Using the data below, copy each line that includes the word "seaborn".

___ Exercise inputs ___

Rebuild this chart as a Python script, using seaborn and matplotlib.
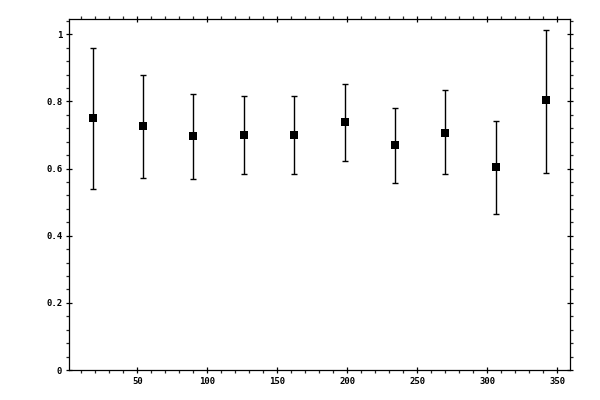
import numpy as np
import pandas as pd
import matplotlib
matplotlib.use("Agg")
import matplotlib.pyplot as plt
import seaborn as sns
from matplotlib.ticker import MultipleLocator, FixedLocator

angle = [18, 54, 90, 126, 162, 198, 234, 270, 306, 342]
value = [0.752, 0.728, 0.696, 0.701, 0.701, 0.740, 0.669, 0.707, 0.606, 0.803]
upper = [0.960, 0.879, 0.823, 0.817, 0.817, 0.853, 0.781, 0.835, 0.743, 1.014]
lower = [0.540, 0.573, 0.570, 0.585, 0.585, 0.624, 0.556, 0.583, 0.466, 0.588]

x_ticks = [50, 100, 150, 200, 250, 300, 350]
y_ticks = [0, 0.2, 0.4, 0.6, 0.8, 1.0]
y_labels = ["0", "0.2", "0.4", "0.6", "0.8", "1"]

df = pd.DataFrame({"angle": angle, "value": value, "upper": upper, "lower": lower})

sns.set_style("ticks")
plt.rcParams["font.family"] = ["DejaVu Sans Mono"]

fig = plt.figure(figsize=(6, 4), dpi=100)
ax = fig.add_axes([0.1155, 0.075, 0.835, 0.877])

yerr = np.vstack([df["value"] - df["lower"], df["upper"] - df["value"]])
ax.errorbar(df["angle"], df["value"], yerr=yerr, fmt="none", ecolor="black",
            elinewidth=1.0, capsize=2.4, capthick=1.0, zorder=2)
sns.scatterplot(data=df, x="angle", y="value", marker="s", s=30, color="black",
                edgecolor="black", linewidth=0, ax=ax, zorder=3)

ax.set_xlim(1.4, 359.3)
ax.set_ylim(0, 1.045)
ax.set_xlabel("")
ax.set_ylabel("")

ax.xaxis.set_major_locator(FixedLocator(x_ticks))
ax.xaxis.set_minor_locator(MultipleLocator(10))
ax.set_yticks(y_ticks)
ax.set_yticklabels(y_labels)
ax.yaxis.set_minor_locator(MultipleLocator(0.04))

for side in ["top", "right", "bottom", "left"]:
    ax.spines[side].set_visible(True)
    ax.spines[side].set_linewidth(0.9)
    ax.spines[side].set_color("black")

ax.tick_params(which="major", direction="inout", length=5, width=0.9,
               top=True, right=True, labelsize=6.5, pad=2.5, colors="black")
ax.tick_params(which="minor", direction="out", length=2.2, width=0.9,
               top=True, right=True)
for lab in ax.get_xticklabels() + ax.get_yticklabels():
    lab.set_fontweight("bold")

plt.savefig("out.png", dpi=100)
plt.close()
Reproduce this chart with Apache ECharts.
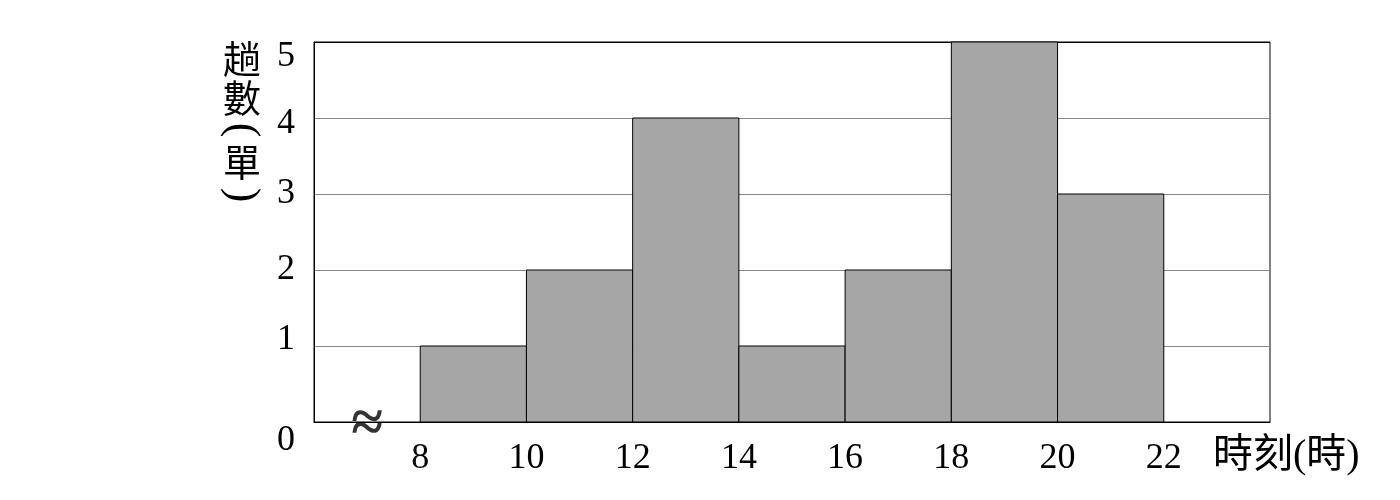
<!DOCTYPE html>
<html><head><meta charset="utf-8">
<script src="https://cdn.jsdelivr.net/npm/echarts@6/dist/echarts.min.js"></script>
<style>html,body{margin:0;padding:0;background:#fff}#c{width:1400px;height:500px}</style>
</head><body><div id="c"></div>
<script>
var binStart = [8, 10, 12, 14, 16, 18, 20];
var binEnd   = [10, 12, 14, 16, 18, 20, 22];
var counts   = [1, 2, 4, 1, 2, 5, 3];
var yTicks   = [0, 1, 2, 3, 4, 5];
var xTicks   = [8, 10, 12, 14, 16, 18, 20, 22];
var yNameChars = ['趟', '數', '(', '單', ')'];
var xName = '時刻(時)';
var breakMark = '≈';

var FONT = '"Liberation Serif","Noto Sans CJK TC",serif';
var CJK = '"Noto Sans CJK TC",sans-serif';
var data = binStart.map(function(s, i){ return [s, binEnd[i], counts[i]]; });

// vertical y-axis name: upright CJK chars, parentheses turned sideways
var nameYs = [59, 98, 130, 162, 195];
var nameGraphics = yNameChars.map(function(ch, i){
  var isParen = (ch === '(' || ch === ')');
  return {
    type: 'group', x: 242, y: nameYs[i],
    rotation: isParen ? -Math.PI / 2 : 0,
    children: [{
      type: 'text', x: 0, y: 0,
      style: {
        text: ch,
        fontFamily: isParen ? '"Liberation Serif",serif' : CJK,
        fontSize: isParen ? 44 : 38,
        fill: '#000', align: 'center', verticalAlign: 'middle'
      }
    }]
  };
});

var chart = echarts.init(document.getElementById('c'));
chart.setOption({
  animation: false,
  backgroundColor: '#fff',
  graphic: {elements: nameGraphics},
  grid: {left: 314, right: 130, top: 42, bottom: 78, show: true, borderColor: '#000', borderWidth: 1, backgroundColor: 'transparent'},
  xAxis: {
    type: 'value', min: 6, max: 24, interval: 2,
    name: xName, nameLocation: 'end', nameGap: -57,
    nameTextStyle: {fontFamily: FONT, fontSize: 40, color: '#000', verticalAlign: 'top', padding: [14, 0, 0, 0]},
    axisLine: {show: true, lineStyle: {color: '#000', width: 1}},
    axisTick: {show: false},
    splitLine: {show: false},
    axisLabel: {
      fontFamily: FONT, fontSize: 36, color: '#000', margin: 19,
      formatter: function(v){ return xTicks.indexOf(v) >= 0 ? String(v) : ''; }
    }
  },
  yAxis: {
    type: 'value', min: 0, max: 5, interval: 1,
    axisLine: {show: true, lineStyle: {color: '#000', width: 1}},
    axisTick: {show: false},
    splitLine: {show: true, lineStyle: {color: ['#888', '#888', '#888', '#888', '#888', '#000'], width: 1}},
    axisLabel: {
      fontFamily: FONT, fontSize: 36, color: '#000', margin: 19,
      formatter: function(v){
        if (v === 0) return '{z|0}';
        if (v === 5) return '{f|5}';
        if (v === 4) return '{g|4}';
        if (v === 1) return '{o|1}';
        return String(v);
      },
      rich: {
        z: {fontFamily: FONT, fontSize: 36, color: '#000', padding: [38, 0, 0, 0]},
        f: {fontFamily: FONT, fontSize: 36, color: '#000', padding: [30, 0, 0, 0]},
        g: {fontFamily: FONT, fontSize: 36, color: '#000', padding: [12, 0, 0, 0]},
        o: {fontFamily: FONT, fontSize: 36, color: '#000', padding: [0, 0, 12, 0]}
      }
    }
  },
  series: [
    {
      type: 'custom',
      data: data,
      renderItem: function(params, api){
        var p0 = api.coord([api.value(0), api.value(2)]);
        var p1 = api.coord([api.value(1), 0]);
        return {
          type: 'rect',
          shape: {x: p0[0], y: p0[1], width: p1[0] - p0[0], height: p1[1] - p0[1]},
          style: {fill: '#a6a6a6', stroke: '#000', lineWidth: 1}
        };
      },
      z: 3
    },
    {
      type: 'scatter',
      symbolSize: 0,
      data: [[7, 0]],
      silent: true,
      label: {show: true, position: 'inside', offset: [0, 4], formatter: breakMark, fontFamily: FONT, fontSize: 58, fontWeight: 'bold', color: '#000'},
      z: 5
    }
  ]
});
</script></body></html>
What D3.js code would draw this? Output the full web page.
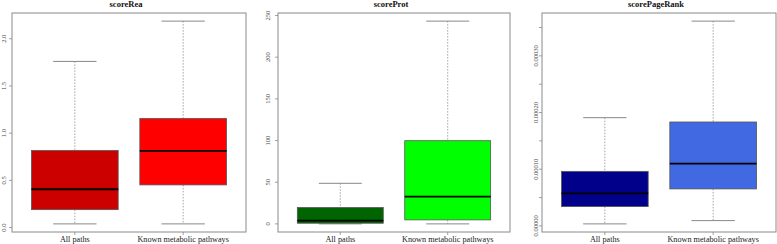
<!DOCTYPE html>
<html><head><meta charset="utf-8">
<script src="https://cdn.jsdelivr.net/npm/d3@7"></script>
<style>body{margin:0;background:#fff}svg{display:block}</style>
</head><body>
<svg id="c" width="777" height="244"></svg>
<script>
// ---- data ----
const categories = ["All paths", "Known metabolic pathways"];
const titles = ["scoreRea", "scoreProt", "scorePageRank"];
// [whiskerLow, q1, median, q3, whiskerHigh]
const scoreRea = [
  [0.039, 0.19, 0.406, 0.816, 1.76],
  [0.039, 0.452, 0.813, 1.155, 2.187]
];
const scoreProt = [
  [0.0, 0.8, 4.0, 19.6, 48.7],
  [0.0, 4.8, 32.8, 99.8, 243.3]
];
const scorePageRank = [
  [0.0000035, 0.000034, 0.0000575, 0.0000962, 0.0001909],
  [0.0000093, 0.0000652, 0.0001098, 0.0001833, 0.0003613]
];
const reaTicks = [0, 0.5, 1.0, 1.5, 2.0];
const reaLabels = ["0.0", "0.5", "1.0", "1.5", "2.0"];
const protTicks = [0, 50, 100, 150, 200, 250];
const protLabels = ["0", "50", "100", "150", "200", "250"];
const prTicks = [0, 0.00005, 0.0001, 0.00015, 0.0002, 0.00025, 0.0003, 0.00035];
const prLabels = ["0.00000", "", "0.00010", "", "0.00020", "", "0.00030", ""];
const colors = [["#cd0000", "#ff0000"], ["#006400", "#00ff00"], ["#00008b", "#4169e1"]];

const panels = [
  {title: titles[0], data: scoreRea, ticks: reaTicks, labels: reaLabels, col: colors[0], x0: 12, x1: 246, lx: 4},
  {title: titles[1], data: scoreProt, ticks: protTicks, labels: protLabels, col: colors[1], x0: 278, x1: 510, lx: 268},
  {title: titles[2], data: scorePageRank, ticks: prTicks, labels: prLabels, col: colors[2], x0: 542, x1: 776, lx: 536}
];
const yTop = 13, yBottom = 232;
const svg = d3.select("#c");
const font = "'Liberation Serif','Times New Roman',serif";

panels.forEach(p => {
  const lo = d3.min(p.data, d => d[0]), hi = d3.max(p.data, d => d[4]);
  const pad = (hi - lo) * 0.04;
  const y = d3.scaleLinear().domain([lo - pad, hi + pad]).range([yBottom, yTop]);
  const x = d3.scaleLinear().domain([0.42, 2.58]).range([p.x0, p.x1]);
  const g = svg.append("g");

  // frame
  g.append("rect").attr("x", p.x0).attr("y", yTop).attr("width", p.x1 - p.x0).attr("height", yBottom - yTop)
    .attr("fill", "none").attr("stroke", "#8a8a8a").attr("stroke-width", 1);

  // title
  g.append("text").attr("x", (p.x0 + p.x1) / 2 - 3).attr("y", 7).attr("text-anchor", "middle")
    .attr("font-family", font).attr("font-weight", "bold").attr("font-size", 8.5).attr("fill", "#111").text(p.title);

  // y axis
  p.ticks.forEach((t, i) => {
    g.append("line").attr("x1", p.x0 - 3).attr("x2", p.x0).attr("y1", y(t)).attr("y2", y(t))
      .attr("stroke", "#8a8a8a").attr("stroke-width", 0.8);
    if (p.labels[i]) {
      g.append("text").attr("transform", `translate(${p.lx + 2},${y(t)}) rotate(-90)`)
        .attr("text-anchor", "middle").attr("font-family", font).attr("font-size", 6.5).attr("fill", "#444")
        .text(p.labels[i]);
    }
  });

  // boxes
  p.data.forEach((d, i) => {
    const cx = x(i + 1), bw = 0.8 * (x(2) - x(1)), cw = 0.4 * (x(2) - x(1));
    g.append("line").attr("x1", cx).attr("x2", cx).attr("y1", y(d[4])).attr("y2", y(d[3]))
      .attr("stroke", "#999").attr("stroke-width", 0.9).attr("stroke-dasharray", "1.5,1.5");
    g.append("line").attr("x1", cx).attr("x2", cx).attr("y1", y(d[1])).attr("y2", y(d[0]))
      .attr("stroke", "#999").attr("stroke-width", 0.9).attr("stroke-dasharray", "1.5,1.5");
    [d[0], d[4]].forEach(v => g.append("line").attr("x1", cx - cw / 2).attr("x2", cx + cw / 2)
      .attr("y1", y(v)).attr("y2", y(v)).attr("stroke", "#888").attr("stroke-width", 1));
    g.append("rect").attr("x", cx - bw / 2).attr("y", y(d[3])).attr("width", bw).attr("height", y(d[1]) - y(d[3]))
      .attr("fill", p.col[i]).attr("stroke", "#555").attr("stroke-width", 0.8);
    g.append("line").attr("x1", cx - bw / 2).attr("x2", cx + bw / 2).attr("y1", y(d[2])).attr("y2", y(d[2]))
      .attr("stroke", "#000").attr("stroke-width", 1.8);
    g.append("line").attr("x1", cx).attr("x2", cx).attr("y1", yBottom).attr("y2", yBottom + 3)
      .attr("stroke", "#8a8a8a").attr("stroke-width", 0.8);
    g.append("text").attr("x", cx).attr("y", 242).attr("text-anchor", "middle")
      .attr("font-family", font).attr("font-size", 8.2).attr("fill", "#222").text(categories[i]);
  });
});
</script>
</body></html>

___

Result for this task |
Rebuild this chart as a Python script, using seaborn and matplotlib.
import seaborn as sns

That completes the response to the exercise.